Thinking Aloud: Climate Change, Capitalism and Religion in Public Life

A screenshot from the 1930 first Hebrew edition of Capital, by Karl Marx, for sale now on ebay! If someone wants to buy this for me I won’t be mad about it. Marx, the grandson of a rabbi, famously called religion the opiate of the masses, but articulated a theory that many would adopt as an all-encompassing ideology.

I’m trying something new here, which is writing up some thoughts more or less as they are occurring to me. I find that I often have an idea, write down some notes with the intention of coming back to it later, and then…well, it languishes in my Google Drive purgatory. I find that I can get stuck in a loop of analyzing and thinking about whether I have anything meaningful to say, and never actually end up following through. So this is a new challenge I am posing for myself, to share a bite-size reflection in formation. I might make this an ongoing series or type of post under the “Thinking Aloud” framework.

I was listening to a recent episode of “The Climate Pod” podcast while I was taking a walk around the neighborhood today. The podcast features an interview with ecological economist Tim Jackson, discussing his recent book “Post Growth: Life After Capitalism.” It was a fascinating conversation, and the book, as well as his previous book “Prosperity Without Growth” are definitely on my (ever-growing) reading list.

Jackson’s work meshes very well with the broad questions I have been exploring recently about the relationship between climate and ecology, economics, ideology, and human flourishing. I could probably talk about all of the above for days, but for now I want to focus on a small piece that is mentioned in the interview.

Jackson refers to the theory of Thomas Robert Malthus, an English clergyman of the late 18th- early 19th century whose essay on population growth became incredibly influential on later thinking, including the work of Charles Darwin. Jackson describes Malthus as an early economist. Malthus believed that population growth would quickly overtake resources, leading to starvation. Only the strong who were able to outcompete others and secure resources for themselves would survive.

Without getting into the details of Malthusian thought and where that has led (answer: to a dog-eat-dog view of human nature that has influenced economic thought to this day), I am fascinated by the fact that a member of the clergy in that area could have published an essay that would have become so widely influential and have been a part of the establishment of economics as a new area of inquiry. This kind of cross-disciplinary traversing seems rarer today, although I could be wrong about that. It seems that as we have moved in the direction of a firmer separation between religion and state and increasing specialization and professionalization in many fields, the chances that someone trained as a clergy person of any faith would be taken seriously as a thinker or theorist in society at large today seem slim.

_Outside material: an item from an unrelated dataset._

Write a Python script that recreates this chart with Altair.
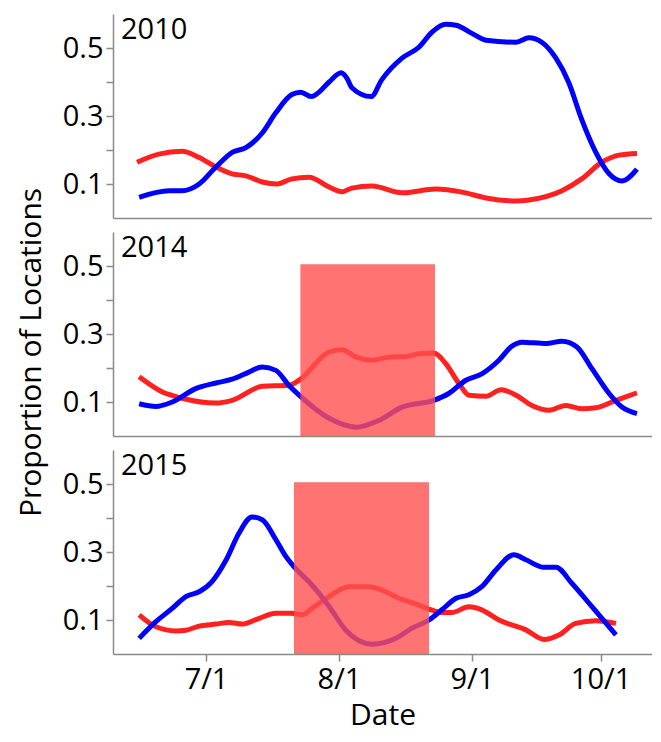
import altair as alt
import pandas as pd

# Day offsets relative to July 1, and proportion values
years = ["2010", "2014", "2015"]

blue_2010_d = [-15.6, -8.6, -5.6, -1.6, 2.3, 6.1, 9.3, 13.1, 16.3, 20.0, 22.1, 24.5, 25.6, 28.7, 31.5, 32.9, 34.0, 38.5, 41.0, 45.7, 49.7, 52.7, 55.9, 58.3, 62.0, 65.3, 72.3, 75.3, 78.3, 81.6, 84.6, 87.6, 90.9, 94.0, 97.0, 100.5]
blue_2010_v = [0.061, 0.08, 0.08, 0.10, 0.15, 0.193, 0.207, 0.25, 0.31, 0.363, 0.37, 0.357, 0.363, 0.40, 0.427, 0.41, 0.383, 0.357, 0.407, 0.47, 0.503, 0.547, 0.57, 0.567, 0.543, 0.523, 0.517, 0.53, 0.517, 0.47, 0.398, 0.29, 0.193, 0.13, 0.109, 0.144]
red_2010_d = [-16.1, -11.0, -5.6, -1.6, 2.3, 6.1, 9.3, 13.1, 16.6, 20.0, 24.0, 28.7, 31.7, 34.0, 38.7, 45.7, 53.6, 59.7, 65.3, 72.3, 75.3, 83.0, 87.6, 92.3, 96.3, 100.5]
red_2010_v = [0.164, 0.188, 0.196, 0.178, 0.15, 0.13, 0.124, 0.106, 0.10, 0.115, 0.12, 0.091, 0.077, 0.088, 0.094, 0.074, 0.085, 0.076, 0.059, 0.05, 0.053, 0.08, 0.115, 0.164, 0.185, 0.19]

blue_2014_d = [-15.6, -11.7, -7.9, -2.3, 2.3, 6.1, 10.0, 13.1, 16.3, 19.3, 21.7, 28.7, 35.0, 40.3, 45.7, 53.1, 56.6, 60.6, 64.3, 68.3, 71.3, 73.7, 79.3, 83.0, 86.5, 90.0, 94.0, 97.0, 100.5]
blue_2014_v = [0.095, 0.087, 0.10, 0.14, 0.156, 0.167, 0.188, 0.203, 0.193, 0.149, 0.12, 0.052, 0.026, 0.046, 0.085, 0.105, 0.125, 0.164, 0.183, 0.223, 0.264, 0.276, 0.272, 0.279, 0.262, 0.198, 0.125, 0.085, 0.066]
red_2014_d = [-15.6, -10.3, -5.6, 2.3, 6.1, 13.1, 19.3, 21.7, 28.7, 31.7, 35.0, 38.7, 42.7, 46.6, 49.7, 53.1, 55.9, 59.0, 61.3, 65.3, 68.8, 72.3, 76.0, 80.0, 83.9, 87.6, 90.9, 95.6, 100.5]
red_2014_v = [0.174, 0.13, 0.111, 0.097, 0.105, 0.146, 0.149, 0.164, 0.247, 0.254, 0.232, 0.223, 0.232, 0.234, 0.242, 0.244, 0.213, 0.154, 0.12, 0.117, 0.136, 0.12, 0.09, 0.076, 0.09, 0.08, 0.083, 0.105, 0.127]

blue_2015_d = [-15.6, -11.7, -7.9, -4.7, -1.6, 1.4, 4.7, 7.7, 10.7, 13.1, 16.3, 18.6, 20.5, 24.7, 28.7, 32.6, 38.7, 44.3, 48.0, 52.0, 55.0, 58.3, 61.3, 64.3, 67.6, 71.8, 74.6, 78.8, 81.6, 85.3, 90.0, 95.6]
blue_2015_v = [0.046, 0.095, 0.134, 0.169, 0.183, 0.213, 0.277, 0.356, 0.403, 0.395, 0.336, 0.287, 0.257, 0.203, 0.14, 0.07, 0.029, 0.046, 0.076, 0.10, 0.13, 0.164, 0.174, 0.198, 0.247, 0.292, 0.277, 0.255, 0.255, 0.208, 0.139, 0.056]
red_2015_d = [-15.6, -11.7, -7.0, -4.7, -1.6, 2.3, 5.4, 8.4, 12.4, 16.3, 20.0, 22.4, 24.7, 28.7, 33.3, 38.0, 41.0, 45.0, 48.9, 52.0, 55.0, 57.3, 61.3, 64.3, 68.3, 74.6, 78.8, 82.3, 86.2, 90.9, 95.6]
red_2015_v = [0.115, 0.08, 0.068, 0.07, 0.082, 0.088, 0.093, 0.088, 0.105, 0.12, 0.12, 0.115, 0.134, 0.169, 0.198, 0.198, 0.188, 0.164, 0.147, 0.132, 0.122, 0.122, 0.139, 0.13, 0.10, 0.071, 0.043, 0.056, 0.09, 0.098, 0.09]

# shaded windows (day offsets from July 1) and top value
shade_2014 = [22.0, 53.4, 0.505]
shade_2015 = [20.5, 52.0, 0.505]

tick_dates = ["2010-07-01", "2010-08-01", "2010-09-01", "2010-10-01"]
x_domain_d = [-21.7, 104.0]

BASE = pd.Timestamp("2010-07-01")
FONT = "Open Sans"
AXIS_GRAY = "#8a8a8a"
FS = 29
TFS = 30

def to_ts(offsets):
    return [(BASE + pd.Timedelta(days=o)).strftime("%Y-%m-%dT%H:%M:%S") for o in offsets]

x_dom = to_ts(x_domain_d)
W, H = 539, 204


def panel(year, bd, bv, rd, rv, shade=None, bottom=False, ytitle=False):
    df = pd.concat([
        pd.DataFrame({"date": to_ts(rd), "value": rv, "series": "red"}),
        pd.DataFrame({"date": to_ts(bd), "value": bv, "series": "blue"}),
    ])
    if bottom:
        xaxis = alt.Axis(values=tick_dates, format="%-m/%-d", title="Date",
                         labelFontSize=FS, titleFontSize=TFS, labelFont=FONT, titleFont=FONT,
                         labelColor="black", titleColor="black", titleFontWeight="normal",
                         tickSize=7, tickColor=AXIS_GRAY, tickWidth=1.5,
                         domainColor=AXIS_GRAY, domainWidth=1.5, grid=False,
                         labelPadding=4, titlePadding=6)
    else:
        xaxis = alt.Axis(title=None, labels=False, ticks=False, grid=False,
                         domainColor=AXIS_GRAY, domainWidth=1.5)
    yaxis = alt.Axis(values=[0.1, 0.2, 0.3, 0.4, 0.5],
                     labelExpr="round(datum.value*10) % 2 == 1 ? format(datum.value, '.1f') : ''",
                     title="Proportion of Locations" if ytitle else None,
                     labelFontSize=FS, titleFontSize=TFS, labelFont=FONT, titleFont=FONT,
                     labelColor="black", titleColor="black", titleFontWeight="normal",
                     tickSize=7, tickColor=AXIS_GRAY, tickWidth=1.5,
                     domainColor=AXIS_GRAY, domainWidth=1.5, grid=False,
                     labelPadding=3, titlePadding=16,
                     **({"titleY": 120} if ytitle else {}))
    xs = alt.Scale(domain=x_dom, nice=False)
    ys = alt.Scale(domain=[0, 0.6], nice=False, zero=False)
    lines = alt.Chart(df).mark_line(strokeWidth=5, interpolate="monotone").encode(
        x=alt.X("date:T", scale=xs, axis=xaxis),
        y=alt.Y("value:Q", scale=ys, axis=yaxis),
        color=alt.Color("series:N", scale=alt.Scale(domain=["red", "blue"], range=["#ff2020", "#0000ff"]), legend=None),
        detail="series:N",
    )
    layers = [lines]
    if shade is not None:
        sdf = pd.DataFrame({"start": to_ts([shade[0]]), "end": to_ts([shade[1]]), "top": [shade[2]], "bot": [0.0]})
        rect = alt.Chart(sdf).mark_rect(color="#ff5050", opacity=0.8).encode(
            x="start:T", x2="end:T", y="bot:Q", y2="top:Q")
        layers.append(rect)
    label = alt.Chart(pd.DataFrame({"label": [year]})).mark_text(
        align="left", baseline="alphabetic", fontSize=FS, font=FONT, color="black"
    ).encode(text="label:N", x=alt.value(8), y=alt.value(25))
    layers.append(label)
    return alt.layer(*layers).properties(width=W, height=H)


p1 = panel(years[0], blue_2010_d, blue_2010_v, red_2010_d, red_2010_v)
p2 = panel(years[1], blue_2014_d, blue_2014_v, red_2014_d, red_2014_v, shade=shade_2014, ytitle=True)
p3 = panel(years[2], blue_2015_d, blue_2015_v, red_2015_d, red_2015_v, shade=shade_2015, bottom=True)

chart = alt.vconcat(p1, p2, p3, spacing=14, bounds="flush").properties(
    background="white",
    padding={"left": 8, "top": 6, "right": 0, "bottom": 3}
).configure_view(stroke=None, strokeWidth=0)

chart.save("out.html", embed_options={"renderer": "svg", "actions": False})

There are certainly examples of religious leaders who have had a profound impact on American public life (Dr. Martin Luther King, Jr., for example). In general though, secular institutions that drive public discourse do not engage much with religious leaders as participants in the conversation about the big questions facing us today. Skepticism of religious leaders is understandable – I don’t particularly want to give more of a platform to the likes of Joel Osteen, for example, in the national conversation. But I’m also wondering whether there could be more of a space for discussion of religious traditions and ideas in the public sphere. Speaking from a Jewish perspective, there is profound wisdom to be found in our texts and teachings that bear directly on contemporary questions. What is our responsibility is to our fellow human beings and to the planet? What is needed for human wellbeing and flourishing? What can our history teach us about the human and ecological impact of our political, social, and economic systems?

Whether we call them religious or not, all of us operate from within some kind ideology or system of beliefs. Some of those approaches or frameworks – those considered to be “secular” – are included in the marketplace of ideas. Others have been placed in this separate category called “religion.” This dichotomy is becoming less and less of a useful distinction in my opinion, and actually mischaracterizes entire cultures, practices, and philosophical traditions (including Judaism). It also fails to account for the ways that Christian beliefs have been secularized and enshrined in political and social systems, as Western nations have shifted from established churches toward official separation of church and state. We might as well be honest: religious ideas are a part of the public discourse whether we admit it or not. What would it look like to bring religious voices into the center of important public conversations?

(Nota bene: I have also been influenced in my thinking recently by the NPR history podcast, Throughline, in its three-part series on capitalism. It’s definitely worth checking out!)